The Hebrews passage teaches us something similar. One of our assurances of our adoption as sons is the fact that God chastens us. He doesn’t spank the neighbor kids, but rather His own (vv. 5-6). We should endure chastening, knowing it to be a mark of sonship (v. 7). If you don’t receive this kind of correction, then that is a sign that you are a rejected bastard, and no legitimate heir (v. 8). And if we revered our earthly fathers who did this, then how much more should we do the same with the Father of spirits (v. 9)? Our earthly fathers did it with temporal goals in view, but God has our ultimate holiness in mind (v. 10). Notice that while the divine and human goals might differ, the process of discipline is similar enough to compare them.

The Cold Concrete of Covenant

The illustration here is aimed at the relationship between parents and children, but it actually applies to all your relationships—so keep that in mind. But settle all of this in your minds first with regard to your marriage, and the children God has blessed you with.

You build your household the same way you build a house. Go down into your basement and look at the concrete walls. They are hard, cold, straight, and gray. There is no warmth to them at all. They are not approachable, or cuddly. And because there is no warmth there, it is possible to have warmth elsewhere in the living areas. So now go upstairs and look at the living room—pillows on the sofa, curtains, soft carpet, pictures on the wall. The surroundings there are truly pleasant. But the only reason anything is pleasant is because the concrete is where the concrete is, and the living room stuff is in the living room. Try to roll up the carpet, gather the cushions, throw on the sofa, and then attempt to erect a stud wall on that.

It will be the wobbliest thing in the world, and this would explain why your family interactions are so full of so much unedifying drama. You are trying to build a happy family on a pile of throw pillows. Like the house in the Lord’s illustration, it will not withstand any kind of storm (Matt. 7:24-27).

The Greatest Act of Love

What was the greatest act of love ever performed by a human being? The answer to that question has to be the love that Christ showed on the cross for us when He laid down His life as a sacrifice for sin—doing this when we were still in rebellion, still in our sins. “But God commendeth his love toward us, in that, while we were yet sinners, Christ died for us” (Romans 5:8). This was the greatest act of love ever, and it is the template for measuring every other act of love (1 Pet. 2:21; Eph. 5:25).

And yet, Christ didn’t feel like it. “Then saith he unto them, My soul is exceeding sorrowful, even unto death: tarry ye here, and watch with me” (Matthew 26:38). And on the basis of what He felt, He prayed earnestly in the Garden of Gethsemane—asking His Father three times if the cup could pass from Him. “And he left them, and went away again, and prayed the third time, saying the same words” (Matthew 26:44). And so He obeyed the will of His Father, from the heart, and He did so for the joy that was set before Him.
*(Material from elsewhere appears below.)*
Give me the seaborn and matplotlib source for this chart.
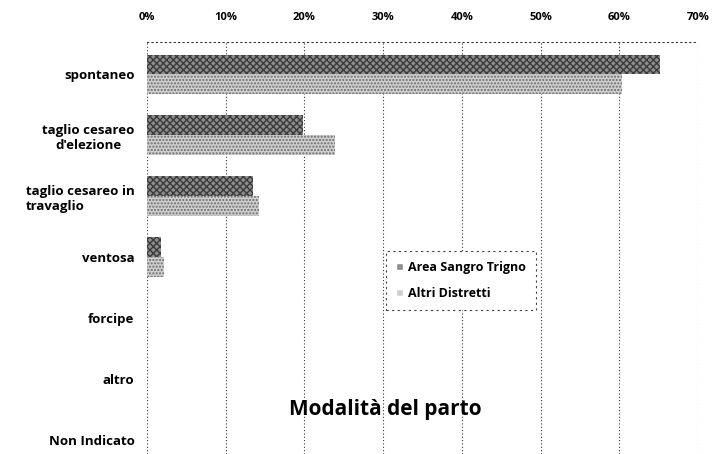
import pandas as pd
import matplotlib
matplotlib.use('Agg')
import matplotlib.pyplot as plt
import seaborn as sns

categories = ['spontaneo', "taglio cesareo\nd'elezione", 'taglio cesareo in\ntravaglio',
              'ventosa', 'forcipe', 'altro', 'Non Indicato']
area_sangro = [65.2, 19.8, 13.5, 1.8, 0.0, 0.0, 0.0]
altri_distretti = [60.3, 23.9, 14.2, 2.2, 0.0, 0.0, 0.0]
series = ['Area Sangro Trigno', 'Altri Distretti']
xticks = [0, 10, 20, 30, 40, 50, 60, 70]

df = pd.DataFrame({
    'modalita': categories * 2,
    'valore': area_sangro + altri_distretti,
    'serie': [series[0]] * len(categories) + [series[1]] * len(categories),
})

sns.set_style('white')
plt.rcParams['font.family'] = ['Open Sans', 'DejaVu Sans']
plt.rcParams['font.weight'] = 'bold'
plt.rcParams['text.color'] = 'black'
plt.rcParams['xtick.color'] = 'black'
plt.rcParams['ytick.color'] = 'black'

fig = plt.figure(figsize=(7.14, 4.54), dpi=100)
ax = fig.add_axes([147/714, 0, 551/714, 412/454])

sns.barplot(data=df, y='modalita', x='valore', hue='serie', orient='h',
            palette=['#8c8c8c', '#cfcfcf'], width=0.64, ax=ax, legend=True)

hatches = ['xxxxx', '.....']
edges = ['#3a3a3a', '#6a6a6a']
for cont, h, ec in zip(ax.containers, hatches, edges):
    for bar in cont:
        bar.set_hatch(h)
        bar.set_edgecolor(ec)
        bar.set_linewidth(0)

ax.set_xlim(0, 70)
ax.set_ylim(6.23, -0.525)
ax.xaxis.tick_top()
ax.set_xticks(xticks)
ax.set_xticklabels([f'{t}%' for t in xticks], fontsize=8, fontweight='bold')
ax.tick_params(axis='both', length=0, pad=14)
ax.tick_params(axis='y', pad=9)
ax.set_xlabel('')
ax.set_ylabel('')

labels = ax.get_yticklabels()
for lab, ma in zip(labels, ['right', 'center', 'left', 'right', 'right', 'right', 'right']):
    lab.set_fontsize(9.5)
    lab.set_fontweight('bold')
    lab.set_multialignment(ma)

ax.grid(axis='x', color='#333333', linestyle=(0, (1, 2)), linewidth=0.8)
ax.set_axisbelow(True)
for s in ['right', 'bottom', 'left']:
    ax.spines[s].set_visible(False)
ax.spines['top'].set_linestyle((0, (1, 3)))
ax.spines['top'].set_color('#333333')
ax.spines['top'].set_linewidth(0.8)

leg = ax.legend(loc='upper left', bbox_to_anchor=(0.423, 0.507), fontsize=9,
                handlelength=0.5, handleheight=0.5, handletextpad=0.4,
                borderpad=0.8, labelspacing=1.0, fancybox=False, framealpha=1)
leg.get_frame().set_linestyle((0, (2, 3)))
leg.get_frame().set_edgecolor('#444444')
leg.get_frame().set_linewidth(0.8)
for t in leg.get_texts():
    t.set_fontweight('bold')

ax.text(0.432, 0.107, 'Modalità del parto', transform=ax.transAxes,
        ha='center', va='center', fontsize=15, fontweight='bold')

fig.savefig('out.png', dpi=100)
That joy was not behind Him, pushing, but there before Him, beckoning—the way a field of grain beckons a farmer doing the hard work of plowing the field months beforehand (Heb. 12:11).

This is all the love of God for us.

“Behold, what manner of love the Father hath bestowed upon us, that we should be called the sons of God: therefore the world knoweth us not, because it knew him not.”

1 John 3:1 (KJV)

The love we experience in our salvation is a triune love. God so loved the world that He gave His only begotten Son (John 3:16). Everything the Son sees the Father doing, He also does, love included. “As the Father hath loved me, so have I loved you: continue ye in my love” (John 15:9). And the love of God is shed abroad in our hearts by the Holy Spirit (Rom. 5:5). The persons of the Godhead always work together in harmonious unity.
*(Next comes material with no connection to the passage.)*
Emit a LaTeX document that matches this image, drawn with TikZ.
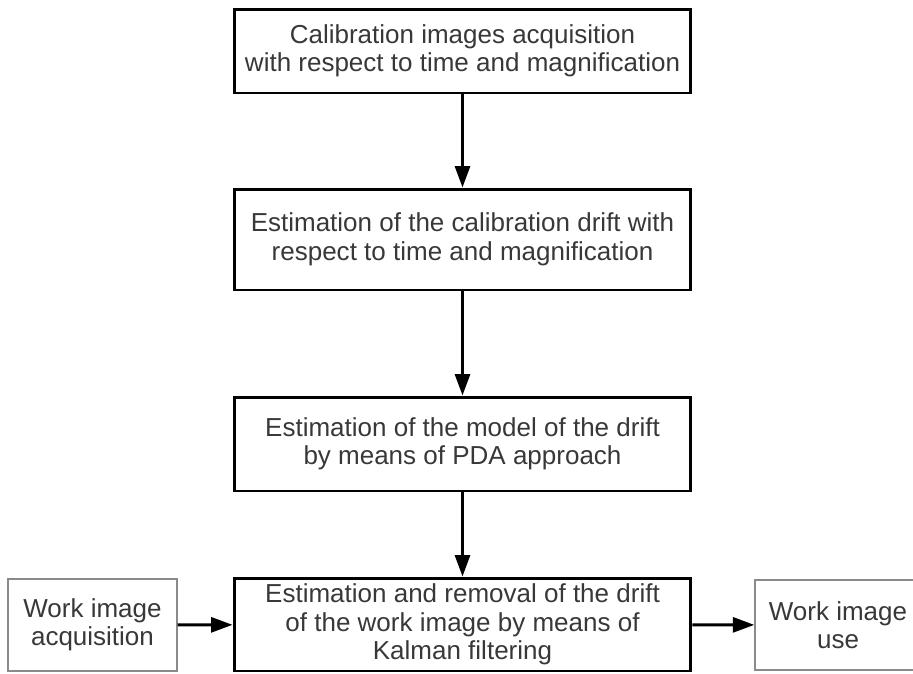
\documentclass[tikz,border=0pt]{standalone}
\usepackage{fontspec}
\setmainfont{Liberation Sans}
\usetikzlibrary{arrows.meta}
\definecolor{txtgray}{HTML}{383838}
\definecolor{edgegray}{HTML}{8A8A8A}
\tikzset{
  stepbox/.style={draw=black, line width=1.7pt, minimum width=9.14cm, align=center,
    text=txtgray, inner sep=0pt, font=\fontsize{14.8}{16.2}\selectfont},
  sidebox/.style={draw=edgegray, line width=0.8pt, align=center,
    text=txtgray, inner sep=0pt, font=\fontsize{14.8}{16.2}\selectfont},
  flow/.style={line width=1.7pt, -{Triangle[length=0.43cm, width=0.3cm]}}
}
\begin{document}
\begin{tikzpicture}[x=0.02cm, y=-0.02cm]
  \useasboundingbox (0, 0) rectangle (913, 673);
  \clip (0, 0) rectangle (913, 673);
  \node[stepbox, minimum height=1.68cm] (calib) at (462.5, 51) {Calibration images acquisition\\with respect to time and magnification};
  \node[stepbox, minimum height=2.02cm] (drift) at (462.5, 239.5) {Estimation of the calibration drift with\\respect to time and magnification};
  \node[stepbox, minimum height=1.88cm] (model) at (462.5, 444) {Estimation of the model of the drift\\by means of PDA approach};
  \node[stepbox, minimum height=1.86cm] (removal) at (462.5, 624.5) {Estimation and removal of the drift\\of the work image by means of\\Kalman filtering};
  \node[sidebox, minimum width=3.38cm, minimum height=1.84cm] (workin) at (92.5, 625) {Work image\\acquisition};
  \node[sidebox, minimum width=3.32cm, minimum height=1.80cm] (workout) at (838, 625) {Work image\\use};
  \draw[flow] (calib) -- (drift);
  \draw[flow] (drift) -- (model);
  \draw[flow] (model) -- (removal);
  \draw[flow] (workin) -- (removal);
  \draw[flow] (removal) -- (workout);
\end{tikzpicture}
\end{document}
So there was love in the assignment of the mission, there was love in the execution of the mission, and love in the application of the mission. It began with love, and it ends with love, but never forget there was agony in the middle. In the midst of everything, it was no fun at all. The Lord Jesus did not go to the cross on an emotional high. So our Savior was no sentimentalist, and neither should you be.